Save Coral Bay, under the guidance of its president, David Silverman, decided to appeal the V.I Supreme Court’s ruling to the highest court in the land.

The question that Save Coral Bay posed in the petition for writ of certiorari to the U.S. Supreme Court asked, “When a territory enacts a law that contravenes a duty imposed by a federal law, must the territory’s judiciary look beyond whether the law was properly enacted and determine whether it violates federal law?”

Silverman said he was not surprised when the U.S. Supreme Court declined to hear his case which affects so few Americans in comparison to issues like gun control, abortion rights, and affirmative action.

Although he was deeply disappointed that the environmental issues regarding the marina were not considered by the courts, Silverman said he was further alarmed by how the U.S. Supreme Court’s denial of his case could affect the passage of laws in the territory in the future.

“If we were one of the fifty states, this case would probably never have made it to the Supreme Court because it would have been crystal clear that U.S. federal law is ‘the supreme law of the land.’” Silverman wrote. “The Supremacy Clause of the U.S. Constitution assures this. But here in the Virgin Islands of the United States, the Supremacy Clause does not apply — it is not one of the provisions of the U.S. Constitution explicitly recognized in the Revised Organic Act.”
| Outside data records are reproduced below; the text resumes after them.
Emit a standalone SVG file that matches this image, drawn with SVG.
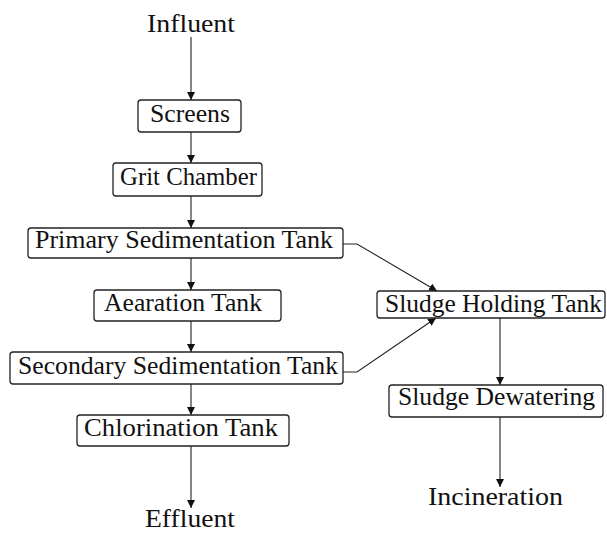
<svg xmlns="http://www.w3.org/2000/svg" width="607" height="534" viewBox="0 0 607 534">
<style>
.box{fill:#fff;stroke:#222;stroke-width:1.3}
.t{font-family:"Liberation Serif","DejaVu Serif",serif;font-size:25px;fill:#111;text-anchor:middle}
.c{fill:none;stroke:#222;stroke-width:1.1}
</style>
<defs>
<marker id="ah" markerUnits="userSpaceOnUse" markerWidth="9" markerHeight="9" refX="8" refY="4" orient="auto">
<path d="M0,0 L8,4 L0,8 z" fill="#111"/>
</marker>
</defs>
<rect width="607" height="534" fill="#fff"/>
<g id="connectors">
<path class="c" d="M191,37 V100" marker-end="url(#ah)"/>
<path class="c" d="M191,132 V163" marker-end="url(#ah)"/>
<path class="c" d="M191,196 V228" marker-end="url(#ah)"/>
<path class="c" d="M191,258 V290" marker-end="url(#ah)"/>
<path class="c" d="M191,321 V352" marker-end="url(#ah)"/>
<path class="c" d="M191,384 V415" marker-end="url(#ah)"/>
<path class="c" d="M191,446 V508" marker-end="url(#ah)"/>
<path class="c" d="M343,244 H357 L437,291" marker-end="url(#ah)"/>
<path class="c" d="M343,372 H357 L436,318" marker-end="url(#ah)"/>
<path class="c" d="M500,318 V385" marker-end="url(#ah)"/>
<path class="c" d="M500,417 V487" marker-end="url(#ah)"/>
</g>
<g id="influent"><text class="t" x="191" y="32" textLength="88" lengthAdjust="spacingAndGlyphs">Influent</text></g>
<g id="screens"><rect class="box" x="138" y="100" width="103" height="32" rx="3"/><text class="t" x="190" y="122" textLength="80" lengthAdjust="spacingAndGlyphs">Screens</text></g>
<g id="grit"><rect class="box" x="113" y="163" width="149" height="33" rx="3"/><text class="t" x="188.5" y="185" textLength="137" lengthAdjust="spacingAndGlyphs">Grit Chamber</text></g>
<g id="primary"><rect class="box" x="28" y="228" width="315" height="30" rx="3"/><text class="t" x="184" y="248" textLength="298" lengthAdjust="spacingAndGlyphs">Primary Sedimentation Tank</text></g>
<g id="aeration"><rect class="box" x="94" y="290" width="187" height="31" rx="3"/><text class="t" x="183" y="311" textLength="158" lengthAdjust="spacingAndGlyphs">Aearation Tank</text></g>
<g id="secondary"><rect class="box" x="10" y="352" width="333" height="32" rx="3"/><text class="t" x="178" y="374" textLength="320" lengthAdjust="spacingAndGlyphs">Secondary Sedimentation Tank</text></g>
<g id="chlorination"><rect class="box" x="77" y="415" width="212" height="31" rx="3"/><text class="t" x="181" y="436" textLength="194" lengthAdjust="spacingAndGlyphs">Chlorination Tank</text></g>
<g id="effluent"><text class="t" x="190" y="527" textLength="90" lengthAdjust="spacingAndGlyphs">Effluent</text></g>
<g id="holding"><rect class="box" x="377" y="291" width="228" height="27" rx="3"/><text class="t" x="493.5" y="312" textLength="217" lengthAdjust="spacingAndGlyphs">Sludge Holding Tank</text></g>
<g id="dewatering"><rect class="box" x="389" y="385" width="214" height="32" rx="3"/><text class="t" x="496.5" y="405" textLength="197" lengthAdjust="spacingAndGlyphs">Sludge Dewatering</text></g>
<g id="incineration"><text class="t" x="495.5" y="505" textLength="135" lengthAdjust="spacingAndGlyphs">Incineration</text></g>
</svg>
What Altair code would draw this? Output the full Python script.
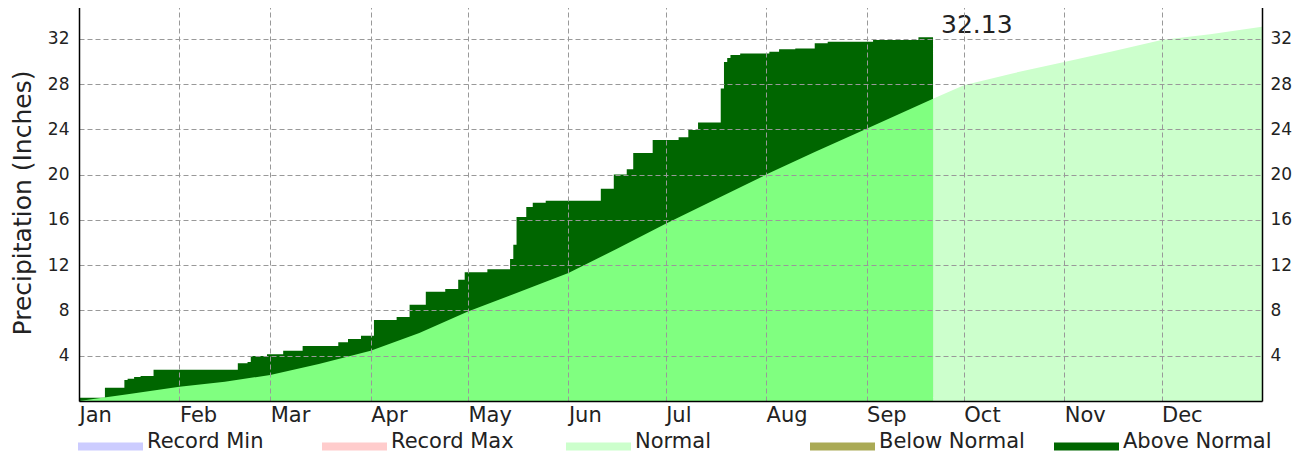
import altair as alt
import pandas as pd

# ---- data ----
months = ["Jan", "Feb", "Mar", "Apr", "May", "Jun", "Jul", "Aug", "Sep", "Oct", "Nov", "Dec"]
month_start_days = [0, 31, 59, 90, 120, 151, 181, 212, 243, 273, 304, 334]
y_ticks = [4, 8, 12, 16, 20, 24, 28, 32]

normal_days = [0, 15, 31, 45, 59, 74, 90, 105, 120, 135, 151, 166, 181, 196, 212,
               227, 243, 263.5, 273, 288, 304, 319, 334, 349, 365]
normal_vals = [0, 0.6, 1.25, 1.7, 2.3, 3.27, 4.45, 6.0, 7.9, 9.55, 11.3, 13.45, 15.65, 17.75, 20.0,
               22.0, 24.05, 26.7, 27.9, 28.94, 29.95, 30.9, 31.9, 32.4, 33.07]

obs_days = [0, 8, 14, 15, 17, 19, 23, 49, 52, 53, 58, 63, 69, 80, 83, 87, 91, 98, 102,
            107, 113, 117, 119, 126, 133, 134, 135, 138, 140, 144, 161, 165, 169, 171,
            177, 185, 188, 191, 198, 199, 200, 201, 204, 213, 216, 221, 227, 231, 245,
            259, 263.5]
obs_vals = [0.28, 1.18, 1.85, 1.97, 2.12, 2.2, 2.77, 3.33, 3.45, 3.97, 4.12, 4.45, 4.85,
            5.18, 5.48, 5.77, 7.16, 7.42, 8.5, 9.66, 9.9, 10.7, 11.38, 11.63, 12.55, 13.8,
            16.25, 17.13, 17.52, 17.7, 18.75, 20.0, 20.47, 21.9, 23.06, 23.3, 23.94, 24.6,
            27.6, 29.95, 30.3, 30.57, 30.7, 30.86, 31.07, 31.15, 31.6, 31.74, 31.9, 32.13,
            32.13]

obs_end_day = 263.5
obs_total_label = "32.13"

legend_names = ["Record Min", "Record Max", "Normal", "Below Normal", "Above Normal"]
series_names = legend_names + ["Observed Normal"]
series_colors = ["#ccccff", "#ffcccc", "#ccffcc", "#aaaa55", "#006600", "#80ff80"]

# ---- tables ----
normal_df = pd.DataFrame({"day": normal_days, "val": normal_vals})
obs_df = pd.DataFrame({"day": obs_days, "val": obs_vals})
label_df = pd.DataFrame({"day": [obs_end_day], "val": [obs_vals[-1]], "txt": [obs_total_label]})

FONT = "DejaVu Sans"
TXT = "#222222"
GRID = "#999999"

label_expr = ("[" + ",".join(f"'{m}'" for m in months) + "][indexof(["
              + ",".join(str(d) for d in month_start_days) + "], datum.value)]")

x_enc = alt.X(
    "day:Q",
    scale=alt.Scale(domain=[0, 365], nice=False, zero=False),
    axis=alt.Axis(values=month_start_days, labelExpr=label_expr, labelAlign="left",
                  labelFont=FONT, labelFontSize=21, labelColor=TXT, labelPadding=3,
                  ticks=False, grid=True, gridDash=[5, 3], gridColor=GRID, gridWidth=1,
                  domainColor="#000000", domainWidth=1.5, title=None, zindex=1,
                  labelFlush=False, labelOverlap=False),
)
y_scale = alt.Scale(domain=[0, 35.07], nice=False, zero=True)

color_enc = alt.Color(
    "series:N",
    scale=alt.Scale(domain=series_names, range=series_colors),
    legend=alt.Legend(
        values=legend_names, orient="none", legendX=-1, legendY=405,
        direction="horizontal", columns=5, gridAlign="all", columnPadding=26,
        symbolType="M-1,0.02L1,0.02L1,0.27L-1,0.27Z", symbolSize=4225,
        symbolStrokeWidth=0, symbolOpacity=1,
        labelFont=FONT, labelFontSize=21, labelColor=TXT, labelOffset=4, labelLimit=300,
        title=None,
    ),
)

normal_light = alt.Chart(normal_df).transform_calculate(series="'Normal'").mark_area(
    opacity=1, interpolate="linear"
).encode(
    x=x_enc,
    y=alt.Y("val:Q", scale=y_scale,
            axis=alt.Axis(orient="left", values=y_ticks, grid=True, gridDash=[5, 3],
                          gridColor=GRID, gridWidth=1, ticks=False, labelFont=FONT,
                          labelFontSize=17, labelColor=TXT, labelPadding=10,
                          domainColor="#000000", domainWidth=1.5,
                          title="Precipitation (Inches)", titleFont=FONT, titleFontSize=25,
                          titleFontWeight="normal", titleColor=TXT, titlePadding=12,
                          zindex=1)),
    color=color_enc,
)

obs_area = alt.Chart(obs_df).transform_calculate(series="'Above Normal'").mark_area(
    opacity=1, interpolate="step-after"
).encode(
    x=x_enc,
    y=alt.Y("val:Q", scale=y_scale,
            axis=alt.Axis(orient="right", values=y_ticks, grid=False, ticks=False,
                          labelFont=FONT, labelFontSize=17, labelColor=TXT, labelPadding=8,
                          domainColor="#000000", domainWidth=1.5, title=None, zindex=1)),
    color=color_enc,
)

normal_obs = alt.Chart(normal_df).transform_filter(
    alt.datum.day <= obs_end_day
).transform_calculate(series="'Observed Normal'").mark_area(
    opacity=1, interpolate="linear"
).encode(
    x=x_enc,
    y=alt.Y("val:Q", scale=y_scale, axis=None),
    color=color_enc,
)

total_text = alt.Chart(label_df).mark_text(
    align="left", baseline="alphabetic", dx=8, dy=-4, fontSize=25, font=FONT, color=TXT
).encode(
    x=x_enc,
    y=alt.Y("val:Q", scale=y_scale, axis=None),
    text="txt:N",
)

chart = alt.layer(normal_light, obs_area, normal_obs, total_text).resolve_axis(
    y="independent"
).properties(
    width=1183, height=397,
    autosize=alt.AutoSizeParams(type="none"),
    padding={"left": 71, "top": -4, "right": 35, "bottom": 55},
).configure_view(strokeWidth=0).configure(background="white")

chart.save("out.html", embed_options={"renderer": "svg", "actions": False})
The result, Silverman said, is that the governor of the Virgin Islands has powers “which exceed that of virtually any governor in the fifty states.”

“Unlike all fifty states, our governor is not bound by federal law, and if the governor has the support of a majority of senators, then essentially whatever the governor wishes to do can become the law of the Virgin Islands,” Silverman said.

“Politics in the USVI is unlike national politics. Having only a single major party — the Virgin Islands Democratic Party — we do not benefit from the sharing of power between two opposing parties,” Silverman said. He noted that in the past 30 years, there have been independent governors, “but the Senate majority leadership has consistently been Democratic.”

“With the waning influence of the ICM party, the Democratic Party of the Virgin Islands has become more and more like an ‘old boys club,’” Silverman continued.

In 2020, when the Legislature ratified the CZM permits for Summer’s End modified by Bryan, all of the seven senators voting in favor of ratification were Democrats pressured to vote along party lines, Silverman said.

Silverman said the U.S. Supreme Court’s decision not to hear the Summer’s End case highlights the need for the Virgin Islands to replace the Revised Organic Act with a constitution.

In August, however, a legislative proposal to hold a sixth Constitutional Convention languished in committee until it was too late to implement.

The recent court decision “gives urgency to the movement to decide upon the political future of these Virgin Islands,” Silverman concluded.